I would suggest that by telling us to live soberly, then, Saint Peter is admonishing us to avoid the contrast to the fruits of the Spirit by avoiding the fruits of living according to the flesh, as outlined by Saint Paul: “immorality, impurity, licentiousness, idolatry, sorcery, hatreds, rivalry, jealousy, outbursts of fury, acts of selfishness, dissensions, factions, occasions of envy, drinking bouts, orgies, and the like.”

It seems to me further that these actions tell us that when we experience these things it is not the way to live soberly. Rather, in these actions our bodies and minds tell us these things are harmful. For when we experience these types of things, we do not feel the peace that “surpasses all understanding”.

What are the fruits of your life?

How to live soberly
Image by silviarita from Pixabay

So today’s readings provide us the opportunity to examine our own lives. This seems like the perfect way to assess what we should be focused on doing and praying about during the season of Lent. For if there are more “fruits of the flesh” than there are “fruits of the Spirit” then it becomes cause to ask the Spirit of God to remove these “fruits of the flesh from our lives.

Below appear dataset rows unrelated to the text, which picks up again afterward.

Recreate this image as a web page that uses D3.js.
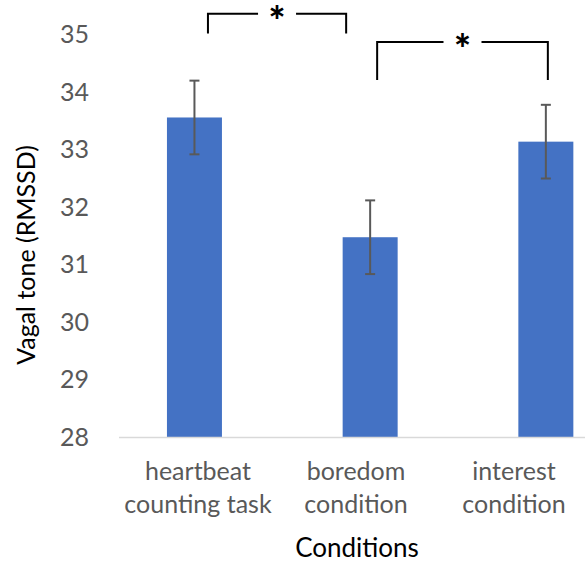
<!DOCTYPE html>
<html>
<head>
<meta charset="utf-8">
<script src="https://cdn.jsdelivr.net/npm/d3@7"></script>
<style>
  body { margin: 0; background: #fff; }
  svg { display: block; font-family: Lato, "Open Sans", sans-serif; }
</style>
</head>
<body>
<svg id="chart" width="585" height="563"></svg>
<script>
var categories = [["heartbeat", "counting task"], ["boredom", "condition"], ["interest", "condition"]]
var values = [33.55, 31.47, 33.13]
var errors = [0.64, 0.64, 0.64]
var yTicks = [28, 29, 30, 31, 32, 33, 34, 35]
// significance brackets: [from bar, to bar, top value, bottom value]
var brackets = [[0, 1, 35.35, 35.01], [1, 2, 34.86, 34.2]]

var svg = d3.select("#chart")

// category axis (labels)
var xc = d3.scaleBand()
    .domain(d3.range(categories.length))
    .range([119, 593])

// bars sit a bit off the category centres, as in the original
var x = d3.scaleBand()
    .domain(d3.range(categories.length))
    .range([106.6, 633.7])
    .paddingInner(0.687)
    .paddingOuter(0.3435)

var y = d3.scaleLinear()
    .domain([28, 35])
    .range([437, 34])

// y tick labels
svg.append("g")
    .selectAll("text")
    .data(yTicks)
    .enter()
    .append("text")
    .attr("x", 89)
    .attr("y", function(d) { return y(d) })
    .attr("dy", "0.36em")
    .attr("text-anchor", "end")
    .attr("fill", "#595959")
    .style("font-size", "25px")
    .text(function(d) { return d })

// bars
svg.append("g")
    .selectAll("rect")
    .data(values)
    .enter()
    .append("rect")
    .attr("x", function(d, i) { return x(i) })
    .attr("y", function(d) { return y(d) })
    .attr("width", x.bandwidth())
    .attr("height", function(d) { return y(28) - y(d) })
    .attr("fill", "#4472C4")

// axis line
svg.append("line")
    .attr("x1", 119)
    .attr("x2", 585)
    .attr("y1", y(28) + 0.5)
    .attr("y2", y(28) + 0.5)
    .attr("stroke", "#d9d9d9")
    .attr("stroke-width", 1.5)

// error bars
var eb = svg.append("g")
    .attr("stroke", "#595959")
    .attr("stroke-width", 2)

values.forEach(function(v, i) {
    var cx = x(i) + x.bandwidth() / 2
    eb.append("line")
        .attr("x1", cx).attr("x2", cx)
        .attr("y1", y(v + errors[i])).attr("y2", y(v - errors[i]))
    eb.append("line")
        .attr("x1", cx - 5).attr("x2", cx + 5)
        .attr("y1", y(v + errors[i])).attr("y2", y(v + errors[i]))
    eb.append("line")
        .attr("x1", cx - 5).attr("x2", cx + 5)
        .attr("y1", y(v - errors[i])).attr("y2", y(v - errors[i]))
})

// significance brackets
var offsets = [[13.5, -24], [7, 2]]
brackets.forEach(function(b, k) {
    var x1 = x(b[0]) + x.bandwidth() / 2 + offsets[k][0]
    var x2 = x(b[1]) + x.bandwidth() / 2 + offsets[k][1]
    var mid = (x1 + x2) / 2
    var yt = y(b[2]), yb = y(b[3])
    svg.append("path")
        .attr("d", "M" + x1 + "," + yb + "V" + yt + "H" + (mid - 19)
            + "M" + (mid + 19) + "," + yt + "H" + x2 + "V" + yb)
        .attr("fill", "none")
        .attr("stroke", "#000")
        .attr("stroke-width", 2)
    svg.append("text")
        .attr("x", mid)
        .attr("y", yt + 22)
        .attr("text-anchor", "middle")
        .style("font-size", "40px")
        .style("font-weight", "900")
        .text("*")
})

// category labels
var cat = svg.append("g")
    .selectAll("text")
    .data(categories)
    .enter()
    .append("text")
    .attr("text-anchor", "middle")
    .attr("fill", "#595959")
    .style("font-size", "25px")

cat.selectAll("tspan")
    .data(function(d, i) { return d.map(function(t) { return [t, i] }) })
    .enter()
    .append("tspan")
    .attr("x", function(d) { return xc(d[1]) + xc.bandwidth() / 2 })
    .attr("y", function(d, j) { return 480 + j * 33 })
    .text(function(d) { return d[0] })

// axis titles
svg.append("text")
    .attr("x", 357)
    .attr("y", 557)
    .attr("text-anchor", "middle")
    .attr("fill", "#000")
    .style("font-size", "26px")
    .text("Conditions")

svg.append("text")
    .attr("transform", "translate(35,255) rotate(-90)")
    .attr("text-anchor", "middle")
    .attr("fill", "#000")
    .style("font-size", "25px")
    .text("Vagal tone (RMSSD)")
</script>
</body>
</html>
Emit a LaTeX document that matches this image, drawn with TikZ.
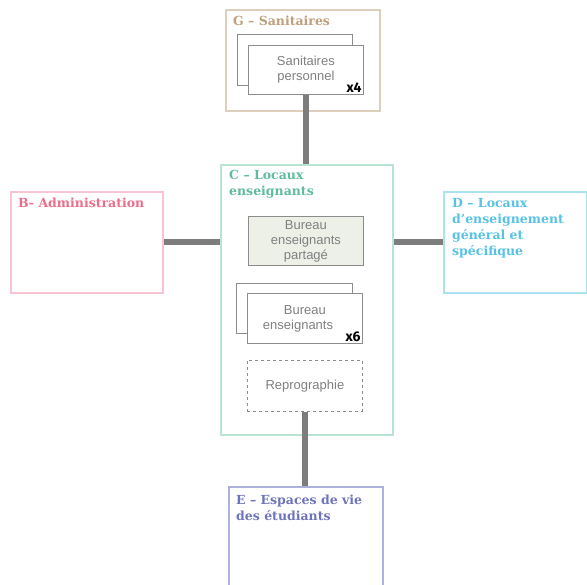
\documentclass[tikz,border=0pt]{standalone}
\usepackage{fontspec}
\setmainfont{Liberation Sans}
\newfontfamily\slab{DejaVu Serif}
\newfontfamily\cond{Fira Sans}

% zone colours
\definecolor{gline}{RGB}{221,207,188}
\definecolor{gtext}{RGB}{190,160,125}
\definecolor{cline}{RGB}{186,228,210}
\definecolor{ctext}{RGB}{95,188,158}
\definecolor{bline}{RGB}{248,196,210}
\definecolor{btext}{RGB}{234,110,140}
\definecolor{dline}{RGB}{172,225,240}
\definecolor{dtext}{RGB}{88,194,228}
\definecolor{eline}{RGB}{172,176,220}
\definecolor{etext}{RGB}{110,116,186}
\definecolor{linkgray}{RGB}{125,125,125}
\definecolor{roomline}{RGB}{140,140,140}
\definecolor{roomtext}{RGB}{128,128,128}
\definecolor{sharedfill}{RGB}{237,240,231}

\begin{document}
\begin{tikzpicture}[x=1pt,y=-1pt,
  zone/.style={draw, line width=2pt, rectangle, anchor=north west, inner sep=0pt},
  % multi-line titles: the base anchor sits on the last line
  zonetitle/.style={anchor=base west, inner sep=0pt, align=left,
    font=\slab\bfseries\fontsize{12.5}{16}\selectfont},
  room/.style={draw=roomline, line width=0.8pt, rectangle, fill=white,
    anchor=north west, inner sep=0pt, align=center, text=roomtext,
    font=\fontsize{13}{15}\selectfont},
  count/.style={anchor=south east, inner sep=0pt, text=black,
    font=\cond\bfseries\fontsize{14}{15}\selectfont},
  link/.style={draw=linkgray, line width=6pt}]
\useasboundingbox (0,0) rectangle (587,585);

% zones
\node[zone, draw=gline, minimum width=154pt, minimum height=101pt] (G) at (225,9) {};
\node[zone, draw=cline, minimum width=172pt, minimum height=270pt] (C) at (220,164) {};
\node[zone, draw=bline, minimum width=152pt, minimum height=101pt] (B) at (10,191) {};
\node[zone, draw=dline, minimum width=143pt, minimum height=101pt] (D) at (443,191) {};
\node[zone, draw=eline, minimum width=154pt, minimum height=110pt] (E) at (228,486) {};

% zone titles
\node[zonetitle, text=gtext] (Gt) at (233,26) {G – Sanitaires};
\node[zonetitle, text=ctext] (Ct) at (229,196) {C – Locaux\\enseignants};
\node[zonetitle, text=btext] (Bt) at (18,208) {B- Administration};
\node[zonetitle, text=dtext] (Dt) at (452,256) {D – Locaux\\d’enseignement\\général et\\spécifique};
\node[zonetitle, text=etext] (Et) at (236,520) {E – Espaces de vie\\des étudiants};

% sanitary rooms (stacked)
\node[room, minimum width=115pt, minimum height=51pt] (Sb) at (237,34) {};
\node[room, minimum width=115pt, minimum height=49pt] (Sf) at (248,45) {Sanitaires\\personnel};
\node[count] (Sx) at ([xshift=-2pt,yshift=2pt]Sf.south east) {x4};

% teachers' rooms
\node[room, fill=sharedfill, minimum width=115pt, minimum height=49pt] (P) at (248,216)
  {Bureau\\enseignants\\partagé};
\node[room, minimum width=116pt, minimum height=50pt] (Ob) at (236,283) {};
\node[room, minimum width=115pt, minimum height=50pt] (Of) at (247,293) {Bureau\\enseignants\phantom{x6}};
\node[count] (Ox) at ([xshift=-2pt,yshift=2pt]Of.south east) {x6};
\node[room, dashed, minimum width=115pt, minimum height=51pt] (R) at (247,360) {Reprographie};

% links between zones
\draw[link] (Sf.south) -- (Sf.south |- C.north);
\draw[link] (B.east) -- (C.west |- B.east);
\draw[link] (C.east |- D.west) -- (D.west);
\draw[link] (R.south) -- (R.south |- E.north);
\end{tikzpicture}
\end{document}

So to live soberly is to open our hearts and lives to the fruits of the Spirit. The fruits of the flesh are rotten and moldy. The fruits of the Spirit are filled with life. We feel more ourselves, I would suggest, the more the fruits of the Spirit are evident in our lives.

And when they are evident, this is a cause for great joy. When the fruits of the Spirit are evident in our lives, we become more aware of God’s presence in our lives. We also become more awa4re of the gifts that God has placed in our lives. And we come to experience, above all, the love that God has for us.